Exploring Vector Databases: Types and Use Cases

Photo by Susan Q Yin on Unsplash

Exploring Vector Databases: Types and Use Cases

Vector databases are revolutionizing how we search and analyze complex, high-dimensional data. Unlike traditional relational databases that rely on exact matches, vector databases excel at finding similar data points using vector embeddings. This capability unlocks a vast range of applications across various domains.

At the heart of vector databases lies the concept of vector embeddings. These are numerical representations of data points, capturing their essence in a multi-dimensional space. Vector databases store these embeddings and leverage specialized indexing techniques to perform efficient similarity searches. This allows users to find data points closest to a query vector, even if they don't share exact keywords or attributes.

Vector databases unlock a diverse range of applications, from personalizing recommendations (e.g., suggesting similar clothes based on purchase history) to large-scale tasks like image/video search, natural language processing (summarization, topic modeling), fraud detection, and even accelerating drug discovery by finding similar molecules.

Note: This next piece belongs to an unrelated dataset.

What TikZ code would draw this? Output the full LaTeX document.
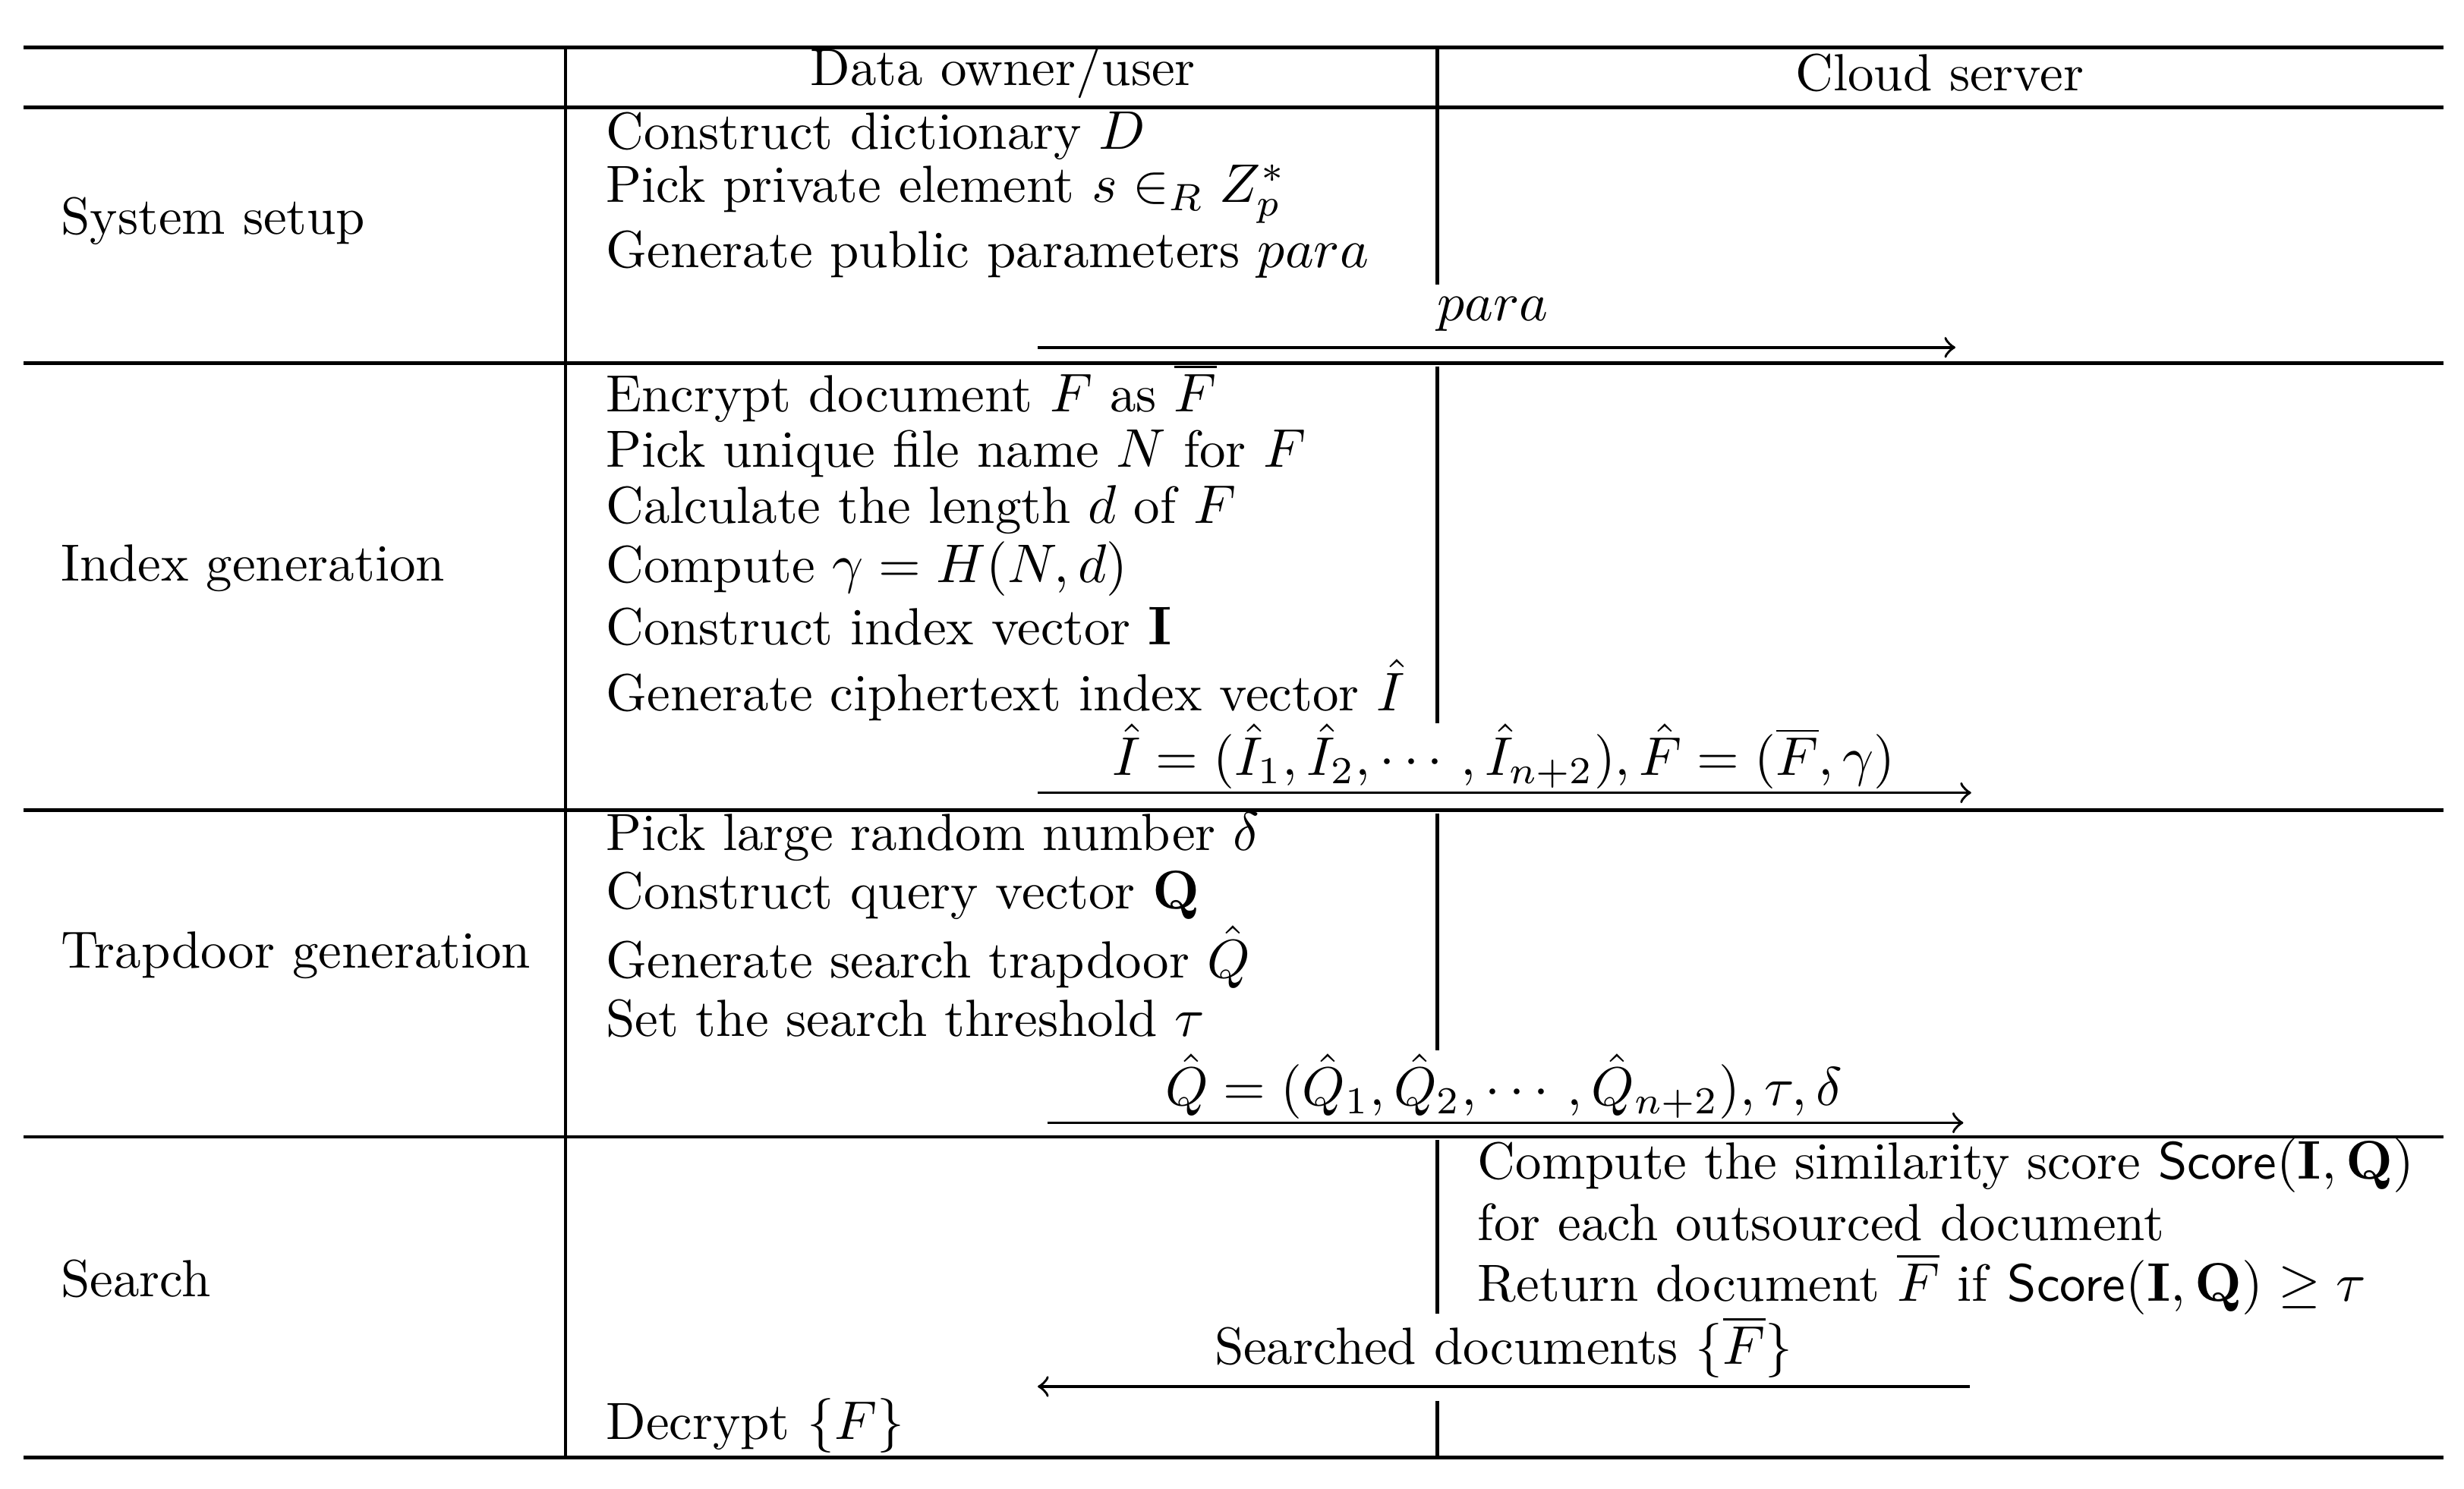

Deployment Options: Finding the Right Fit

The choice of a vector database depends on factors like deployment environment, scalability needs, and familiarity with programming languages. The following sections explore popular vector database options categorized by their deployment methods.

  1. In-Memory Vector Databases:

    • Designed to run entirely within a program's memory, offering exceptional speed for real-time search applications.

    • Examples: HNSWLib, Faiss, LanceDB, CloseVector, MemoryVectorStore (for browsers).

  2. Open-Source Vector Databases:

    • Freely available for download and customization, allowing for greater control and flexibility.

    • Subcategories:

      • Local Deployment: Ideal for running the database on your own machine or server using Docker containers. (e.g., Chroma, Weaviate)

      • Edge-Enabled: Optimized for low-latency document embedding and supporting applications deployed on edge devices. (e.g., Zep)

  3. Cloud-Hosted Vector Databases:

    • Managed solutions offered by cloud providers, eliminating the need for self-hosting and infrastructure management.

    • Example: Pinecone

  4. Specialized Vector Databases:

    • Cater to specific needs beyond general-purpose search.

    • Examples:

      • Integrated with Existing Databases: Supabase vector store leverages existing Postgres infrastructure for embeddings.

      • Distributed, High-Performance: SingleStore's vector store is designed for large-scale deployments.

      • Massively Parallel Processing (MPP): AnalyticDB's vector store is suited for online MPP data warehousing.

      • Cost-Effective with SQL Support: MyScale offers a budget-friendly option with familiar SQL syntax for vector search.